A patient on a ventilator in an ICU gets carbapenem-resistant Acinetobacter baumannii. Before BV100 existed, the best available therapy had a 28-day mortality rate of 60%. Read that as a clinician and you understand why antimicrobial resistance (AMR) deserves serious attention. Read it as a policymaker and you should ask why we waited this long to fund Phase 3 trials.
To answer the headline directly: no, AMR does not currently kill more people than cancer. The 2019 global burden data, published in The Lancet, attributed 1.27 million deaths directly to bacterial resistance and associated it with 4.95 million more. Cancer killed roughly 10 million that same year. The gap is real. Anyone claiming AMR already surpasses cancer is misreading the numbers, and that kind of inflation actually undermines the legitimate case for urgency.
The legitimate case is this: a 2025 WHO surveillance report found that resistance rose in over 40% of monitored pathogen-antibiotic combinations between 2018 and 2023. Five years. That is not a trend you extrapolate casually; that is a trend you take seriously because the underlying mechanism, natural selection under antibiotic pressure, does not pause while we debate funding priorities.
The Projection That Should Be Keeping Ministers Awake
The 10-million-deaths-by-2050 figure circulates widely enough that critics have called it alarmist. Fair point: projections 25 years out carry enormous uncertainty, and the model assumes continued inaction. But the 2050 estimate comes from the same analytical tradition as the global burden studies that held up well when validated against observed data. Dismissing it because it is inconvenient is not skepticism; it is motivated reasoning. The projection is a conditional warning, not a prophecy, and the condition it warns against is exactly what is currently happening.
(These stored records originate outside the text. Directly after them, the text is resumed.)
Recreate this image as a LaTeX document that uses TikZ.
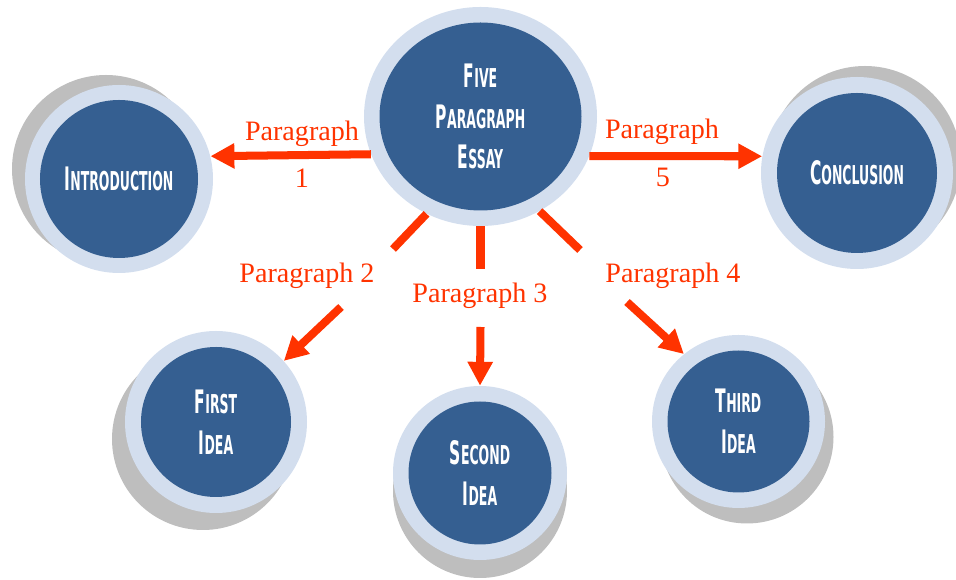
\documentclass[tikz,border=0pt]{standalone}
\usepackage{fontspec}
\usepackage{tikz}
\usetikzlibrary{arrows.meta,shapes.geometric}
\newfontfamily\agency[FakeStretch=0.48]{DejaVu Sans}
\newfontfamily\paraserif{Liberation Serif}
\definecolor{essayblue}{HTML}{355F91}
\definecolor{ringblue}{HTML}{D3DEEE}
\definecolor{dropgray}{HTML}{BEBEBE}
\definecolor{paraorange}{HTML}{FF3300}
\newcommand\capword[2]{{\fontsize{23}{29}\selectfont #1}#2}

\begin{document}
\begin{tikzpicture}[x=.25mm,y=-.25mm,
	ring/.style={circle,fill=ringblue,inner sep=0pt},
	core/.style={circle,fill=essayblue,text=white,inner sep=0pt,align=center,font=\agency\bfseries\fontsize{18.5}{29}\selectfont},
	drop/.style={circle,fill=dropgray,inner sep=0pt},
	para/.style={text=paraorange,font=\paraserif\fontsize{20}{22}\selectfont,anchor=base},
	arr/.style={draw=paraorange,line width=5.7pt},
	pointed/.style={-{Triangle[length=17pt,width=17pt]}}]
	    \useasboundingbox (0,0) rectangle (956,580);
	    \node[drop,minimum size=47mm] (intro-drop) at (106,169) {};
	    \node[ring,minimum size=47mm] (intro-ring) at (119,179) {};
	    \node[core,minimum size=39.5mm] (intro) at (119,179) {\capword{I}{NTRODUCTION}};
	    \node[drop,minimum size=48mm] (conclusion-drop) at (865,162) {};
	    \node[ring,minimum size=48mm] (conclusion-ring) at (857,173) {};
	    \node[core,minimum size=40mm] (conclusion) at (857,173) {\capword{C}{ONCLUSION}};
	    \node[drop,minimum size=45.5mm] (first-drop) at (203,439) {};
	    \node[ring,minimum size=45.5mm] (first-ring) at (216,422) {};
	    \node[core,minimum size=37.5mm] (first) at (216,422) {\capword{F}{IRST}\\\capword{I}{DEA}};
	    \node[drop,minimum size=43.5mm] (second-drop) at (480,491) {};
	    \node[ring,minimum size=43.5mm] (second-ring) at (480,473) {};
	    \node[core,minimum size=35.75mm] (second) at (480,473) {\capword{S}{ECOND}\\\capword{I}{DEA}};
	    \node[drop,minimum size=43.25mm] (third-drop) at (747,437) {};
	    \node[ring,minimum size=43.25mm] (third-ring) at (738.5,421.5) {};
	    \node[core,minimum size=35.5mm] (third) at (738.5,421.5) {\capword{T}{HIRD}\\\capword{I}{DEA}};
	    \node[ring,ellipse,minimum width=58.25mm,minimum height=54.75mm] (essay-ring) at (480.5,116.5) {};
	    \node[core,ellipse,minimum width=50.5mm,minimum height=47mm] (essay) at (480.5,116.5) {\capword{F}{IVE}\\\capword{P}{ARAGRAPH}\\\capword{E}{SSAY}};
	    \node[para] (p1-top) at (302,141) {Paragraph};
	    \node[para] (p1-num) at (302,188) {1};
	    \node[para] (p5-top) at (662,139) {Paragraph};
	    \node[para] (p5-num) at (663,187) {5};
	    \node[para] (p2) at (307,283) {Paragraph 2};
	    \node[para] (p3) at (480,303) {Paragraph 3};
	    \node[para] (p4) at (673,283) {Paragraph 4};
	    \coordinate (p2a) at (393,249);
	    \coordinate (p2b) at (341,307);
	    \coordinate (p3a) at (480.5,269);
	    \coordinate (p3b) at (480.5,327);
	    \coordinate (p4a) at (580,250);
	    \coordinate (p4b) at (627,302);
	    \draw[arr,pointed] (essay-ring.199) -- (intro-ring.14);
	    \draw[arr,pointed] (essay-ring.340) -- (conclusion-ring.170);
	    \draw[arr] (essay-ring.241) -- (p2a);
	    \draw[arr,pointed] (p2b) -- (first-ring.42);
	    \draw[arr] (essay-ring.south) -- (p3a);
	    \draw[arr,pointed] (p3b) -- (second-ring.north);
	    \draw[arr] (essay-ring.302) -- (p4a);
	    \draw[arr,pointed] (p4b) -- (third-ring.129);
	  \end{tikzpicture}
\end{document}
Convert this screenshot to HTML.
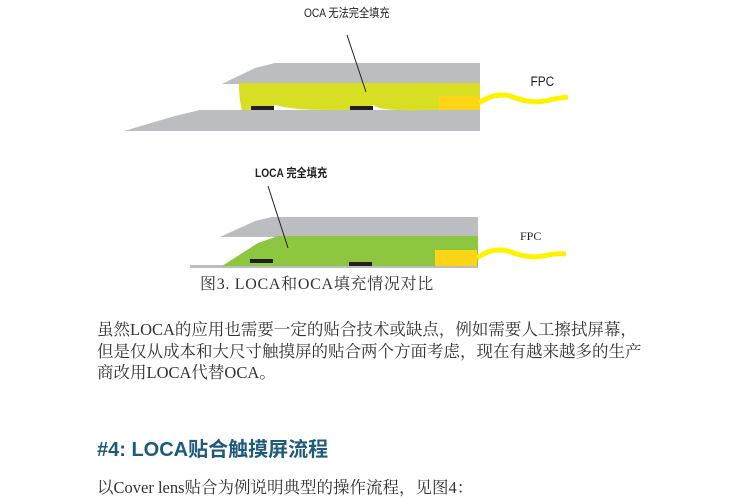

The cancer comparison also misses something structural. AMR does not compete with cancer. It amplifies it. Chemotherapy suppresses immunity. Surgical oncology requires clean operative fields. A world where resistant infections complicate cancer care is not a world where cancer mortality stays flat; it is a world where it rises. The March 18, 2026 Daily Maverick op-ed cited this directly: routine procedures, childbirth, and cancer treatment all become materially more dangerous when antibiotics fail. That interaction effect does not show up cleanly in either death toll, which means both numbers understate the combined problem.
What Progress Actually Looks Like, and Why It Is Not Enough
There is real science worth acknowledging. A recent Science Advances study demonstrated enzyme-responsive hydrogels that release antibiotics only at infection sites, with no resistance development after 10 exposure cycles in murine and porcine wound models. BioVersys's Phase 2 data for BV100 showed 28-day mortality of 25% against Acinetobacter baumannii in ventilated patients, compared to 60% for the best available therapy. These are genuine results. They are also single studies in early phases, and I will not dress up preliminary data as solved problems.
The pipeline is thin. The economics of antibiotic development remain broken because a drug used sparingly to preserve efficacy generates less revenue than a drug prescribed broadly. No pharmaceutical company fixes that math voluntarily. Governments fix it through pull incentives, subscription payment models, and public funding for late-stage trials. The UK's subscription model for antibiotics is the closest working example. The US has not replicated it at meaningful scale.
AMR is not more dangerous than cancer today. By 2050, without structural changes to how we develop, prescribe, and pay for antibiotics, the 1.27 million will become the 10 million. The evidence for that trajectory is sound. The policy response is not. That is the actual scandal.